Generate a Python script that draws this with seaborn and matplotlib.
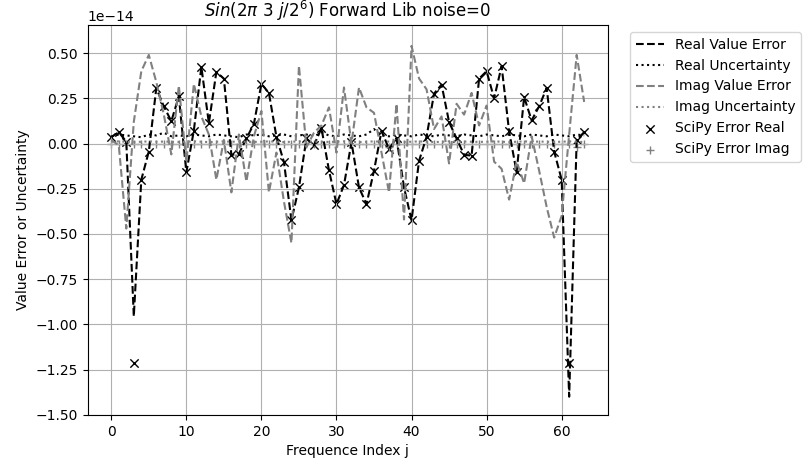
import numpy as np
import seaborn as sns
from matplotlib import pyplot as plt

# values are in units of 1e-14
j = list(range(64))

real_err = [0.035, 0.063, 0.01, -0.955, -0.20, -0.044, 0.307, 0.205, 0.124, 0.261,
            -0.159, 0.072, 0.424, 0.113, 0.396, 0.359, -0.063, -0.057, 0.028, 0.109,
            0.33, 0.28, 0.037, -0.102, -0.424, -0.243, 0.028, -0.01, 0.085, -0.148,
            -0.335, -0.23, 0.007, -0.243, -0.335, -0.15, 0.07, -0.03, 0.03, -0.243,
            -0.424, -0.096, 0.037, 0.276, 0.326, 0.119, 0.028, -0.062, -0.067, 0.359,
            0.40, 0.25, 0.428, 0.067, -0.159, 0.257, 0.128, 0.206, 0.307, -0.044,
            -0.20, -1.40, 0.02, 0.063]

real_unc = [0.04, 0.05, 0.045, 0.04, 0.035, 0.05, 0.045, 0.06, 0.04, 0.045,
            0.04, 0.05, 0.045, 0.04, 0.05, 0.045, 0.04, 0.035, 0.05, 0.045,
            0.05, 0.04, 0.045, 0.05, 0.04, 0.045, 0.05, 0.04, 0.06, 0.045,
            0.04, 0.05, 0.045, 0.04, 0.05, 0.08, 0.045, 0.04, 0.05, 0.045,
            0.04, 0.05, 0.045, 0.04, 0.05, 0.045, 0.04, 0.05, 0.045, 0.04,
            0.05, 0.045, 0.04, 0.05, 0.045, 0.04, 0.05, 0.045, 0.04, 0.05,
            0.045, 0.04, 0.05, 0.045]

imag_err = [0.02, -0.01, -0.47, 0.12, 0.40, 0.49, 0.34, 0.16, -0.06, 0.32,
            -0.10, 0.33, 0.15, 0.05, -0.20, 0.02, -0.27, 0.05, -0.21, 0.04,
            0.18, -0.27, -0.05, -0.32, -0.55, 0.43, -0.02, 0.06, 0.10, 0.20,
            -0.05, 0.31, 0.00, 0.31, 0.20, 0.17, -0.05, -0.27, 0.22, -0.42,
            0.54, 0.36, 0.30, 0.08, 0.15, -0.11, 0.22, 0.16, 0.28, 0.10,
            0.21, -0.10, -0.14, -0.31, -0.10, -0.22, 0.04, -0.15, -0.35, -0.52,
            -0.40, 0.05, 0.49, 0.23]

imag_unc = [0.01, 0.012, 0.01, 0.008, 0.01, 0.012, 0.01, 0.011, 0.01, 0.009,
            0.01, 0.012, 0.01, 0.008, 0.01, 0.012, 0.01, 0.011, 0.01, 0.009,
            0.01, 0.012, 0.01, 0.008, 0.01, 0.012, 0.01, 0.011, 0.01, 0.009,
            0.01, 0.012, 0.01, 0.008, 0.01, 0.012, 0.01, 0.011, 0.01, 0.009,
            0.01, 0.012, 0.01, 0.008, 0.01, 0.012, 0.01, 0.011, 0.01, 0.009,
            0.01, 0.012, 0.01, 0.008, 0.01, 0.012, 0.01, 0.011, 0.01, 0.009,
            0.01, 0.012, 0.01, 0.008]

scipy_real = [0.035, 0.063, 0.01, -1.215, -0.20, -0.044, 0.307, 0.205, 0.124, 0.261,
              -0.159, 0.072, 0.424, 0.113, 0.396, 0.359, -0.063, -0.057, 0.028, 0.109,
              0.33, 0.28, 0.037, -0.102, -0.424, -0.243, 0.028, -0.01, 0.085, -0.148,
              -0.335, -0.23, 0.007, -0.243, -0.335, -0.15, 0.07, -0.03, 0.03, -0.243,
              -0.424, -0.096, 0.037, 0.276, 0.326, 0.119, 0.028, -0.062, -0.067, 0.359,
              0.40, 0.25, 0.428, 0.067, -0.159, 0.257, 0.128, 0.206, 0.307, -0.044,
              -0.20, -1.215, 0.02, 0.063]

scipy_imag = [0.0, 0.0, 0.0, 0.0, 0.0, 0.0, 0.0, 0.0, 0.0, 0.0,
              0.0, 0.0, 0.0, 0.0, 0.0, 0.0, 0.0, 0.0, 0.0, 0.0,
              0.0, 0.0, 0.0, 0.0, 0.0, 0.0, 0.0, 0.0, 0.0, 0.0,
              0.0, 0.0, 0.0, 0.0, 0.0, 0.0, 0.0, -0.02, 0.0, 0.0,
              0.0, 0.0, 0.0, 0.0, 0.0, 0.0, 0.0, 0.0, 0.0, 0.0,
              0.0, 0.0, 0.0, 0.0, 0.0, 0.0, 0.0, 0.0, 0.0, 0.0,
              0.0, 0.0, -0.02, 0.0]

scale = 1e-14


def s(v):
    return np.array(v) * scale


fig, ax = plt.subplots(figsize=(8.04, 4.65), dpi=100)
fig.subplots_adjust(left=0.109, right=0.756, top=0.946, bottom=0.108)

sns.lineplot(x=j, y=s(real_err), color='black', linestyle='--', label='Real Value Error', ax=ax)
sns.lineplot(x=j, y=s(real_unc), color='black', linestyle=':', label='Real Uncertainty', ax=ax)
sns.lineplot(x=j, y=s(imag_err), color='gray', linestyle='--', label='Imag Value Error', ax=ax)
sns.lineplot(x=j, y=s(imag_unc), color='gray', linestyle=':', label='Imag Uncertainty', ax=ax)
sns.scatterplot(x=j, y=s(scipy_real), color='black', marker='x', s=36, linewidth=1,
                label='SciPy Error Real', ax=ax)
sns.scatterplot(x=j, y=s(scipy_imag), color='gray', marker='+', s=36, linewidth=1,
                label='SciPy Error Imag', ax=ax)

ax.set_ylim(-1.5e-14, 0.655e-14)
ax.set_yticks(np.arange(-1.5, 0.51, 0.25) * scale)
ax.grid(True)
ax.set_title(r'$Sin(2\pi\ 3\ j/2^{6})$ Forward Lib noise=0')
ax.set_xlabel('Frequence Index j')
ax.set_ylabel('Value Error or Uncertainty')
ax.legend(bbox_to_anchor=(1.03, 1), loc='upper left')

plt.savefig('out.png')
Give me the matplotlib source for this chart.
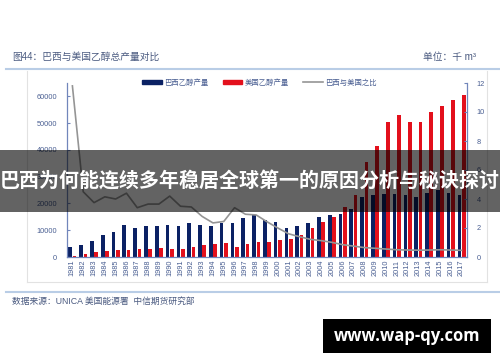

- **WHAT YOU WILL DO**:
The records above must be echoed exactly, minus their pictures.

- **OUTPUT FOR THIS EXERCISE**:
Generate a Python script that draws this with seaborn and matplotlib.
import numpy as np
import seaborn as sns
from matplotlib import pyplot as plt

# values are in units of 1e-14
j = list(range(64))

real_err = [0.035, 0.063, 0.01, -0.955, -0.20, -0.044, 0.307, 0.205, 0.124, 0.261,
            -0.159, 0.072, 0.424, 0.113, 0.396, 0.359, -0.063, -0.057, 0.028, 0.109,
            0.33, 0.28, 0.037, -0.102, -0.424, -0.243, 0.028, -0.01, 0.085, -0.148,
            -0.335, -0.23, 0.007, -0.243, -0.335, -0.15, 0.07, -0.03, 0.03, -0.243,
            -0.424, -0.096, 0.037, 0.276, 0.326, 0.119, 0.028, -0.062, -0.067, 0.359,
            0.40, 0.25, 0.428, 0.067, -0.159, 0.257, 0.128, 0.206, 0.307, -0.044,
            -0.20, -1.40, 0.02, 0.063]

real_unc = [0.04, 0.05, 0.045, 0.04, 0.035, 0.05, 0.045, 0.06, 0.04, 0.045,
            0.04, 0.05, 0.045, 0.04, 0.05, 0.045, 0.04, 0.035, 0.05, 0.045,
            0.05, 0.04, 0.045, 0.05, 0.04, 0.045, 0.05, 0.04, 0.06, 0.045,
            0.04, 0.05, 0.045, 0.04, 0.05, 0.08, 0.045, 0.04, 0.05, 0.045,
            0.04, 0.05, 0.045, 0.04, 0.05, 0.045, 0.04, 0.05, 0.045, 0.04,
            0.05, 0.045, 0.04, 0.05, 0.045, 0.04, 0.05, 0.045, 0.04, 0.05,
            0.045, 0.04, 0.05, 0.045]

imag_err = [0.02, -0.01, -0.47, 0.12, 0.40, 0.49, 0.34, 0.16, -0.06, 0.32,
            -0.10, 0.33, 0.15, 0.05, -0.20, 0.02, -0.27, 0.05, -0.21, 0.04,
            0.18, -0.27, -0.05, -0.32, -0.55, 0.43, -0.02, 0.06, 0.10, 0.20,
            -0.05, 0.31, 0.00, 0.31, 0.20, 0.17, -0.05, -0.27, 0.22, -0.42,
            0.54, 0.36, 0.30, 0.08, 0.15, -0.11, 0.22, 0.16, 0.28, 0.10,
            0.21, -0.10, -0.14, -0.31, -0.10, -0.22, 0.04, -0.15, -0.35, -0.52,
            -0.40, 0.05, 0.49, 0.23]

imag_unc = [0.01, 0.012, 0.01, 0.008, 0.01, 0.012, 0.01, 0.011, 0.01, 0.009,
            0.01, 0.012, 0.01, 0.008, 0.01, 0.012, 0.01, 0.011, 0.01, 0.009,
            0.01, 0.012, 0.01, 0.008, 0.01, 0.012, 0.01, 0.011, 0.01, 0.009,
            0.01, 0.012, 0.01, 0.008, 0.01, 0.012, 0.01, 0.011, 0.01, 0.009,
            0.01, 0.012, 0.01, 0.008, 0.01, 0.012, 0.01, 0.011, 0.01, 0.009,
            0.01, 0.012, 0.01, 0.008, 0.01, 0.012, 0.01, 0.011, 0.01, 0.009,
            0.01, 0.012, 0.01, 0.008]

scipy_real = [0.035, 0.063, 0.01, -1.215, -0.20, -0.044, 0.307, 0.205, 0.124, 0.261,
              -0.159, 0.072, 0.424, 0.113, 0.396, 0.359, -0.063, -0.057, 0.028, 0.109,
              0.33, 0.28, 0.037, -0.102, -0.424, -0.243, 0.028, -0.01, 0.085, -0.148,
              -0.335, -0.23, 0.007, -0.243, -0.335, -0.15, 0.07, -0.03, 0.03, -0.243,
              -0.424, -0.096, 0.037, 0.276, 0.326, 0.119, 0.028, -0.062, -0.067, 0.359,
              0.40, 0.25, 0.428, 0.067, -0.159, 0.257, 0.128, 0.206, 0.307, -0.044,
              -0.20, -1.215, 0.02, 0.063]

scipy_imag = [0.0, 0.0, 0.0, 0.0, 0.0, 0.0, 0.0, 0.0, 0.0, 0.0,
              0.0, 0.0, 0.0, 0.0, 0.0, 0.0, 0.0, 0.0, 0.0, 0.0,
              0.0, 0.0, 0.0, 0.0, 0.0, 0.0, 0.0, 0.0, 0.0, 0.0,
              0.0, 0.0, 0.0, 0.0, 0.0, 0.0, 0.0, -0.02, 0.0, 0.0,
              0.0, 0.0, 0.0, 0.0, 0.0, 0.0, 0.0, 0.0, 0.0, 0.0,
              0.0, 0.0, 0.0, 0.0, 0.0, 0.0, 0.0, 0.0, 0.0, 0.0,
              0.0, 0.0, -0.02, 0.0]

scale = 1e-14


def s(v):
    return np.array(v) * scale


fig, ax = plt.subplots(figsize=(8.04, 4.65), dpi=100)
fig.subplots_adjust(left=0.109, right=0.756, top=0.946, bottom=0.108)

sns.lineplot(x=j, y=s(real_err), color='black', linestyle='--', label='Real Value Error', ax=ax)
sns.lineplot(x=j, y=s(real_unc), color='black', linestyle=':', label='Real Uncertainty', ax=ax)
sns.lineplot(x=j, y=s(imag_err), color='gray', linestyle='--', label='Imag Value Error', ax=ax)
sns.lineplot(x=j, y=s(imag_unc), color='gray', linestyle=':', label='Imag Uncertainty', ax=ax)
sns.scatterplot(x=j, y=s(scipy_real), color='black', marker='x', s=36, linewidth=1,
                label='SciPy Error Real', ax=ax)
sns.scatterplot(x=j, y=s(scipy_imag), color='gray', marker='+', s=36, linewidth=1,
                label='SciPy Error Imag', ax=ax)

ax.set_ylim(-1.5e-14, 0.655e-14)
ax.set_yticks(np.arange(-1.5, 0.51, 0.25) * scale)
ax.grid(True)
ax.set_title(r'$Sin(2\pi\ 3\ j/2^{6})$ Forward Lib noise=0')
ax.set_xlabel('Frequence Index j')
ax.set_ylabel('Value Error or Uncertainty')
ax.legend(bbox_to_anchor=(1.03, 1), loc='upper left')

plt.savefig('out.png')
Give me the matplotlib source for this chart.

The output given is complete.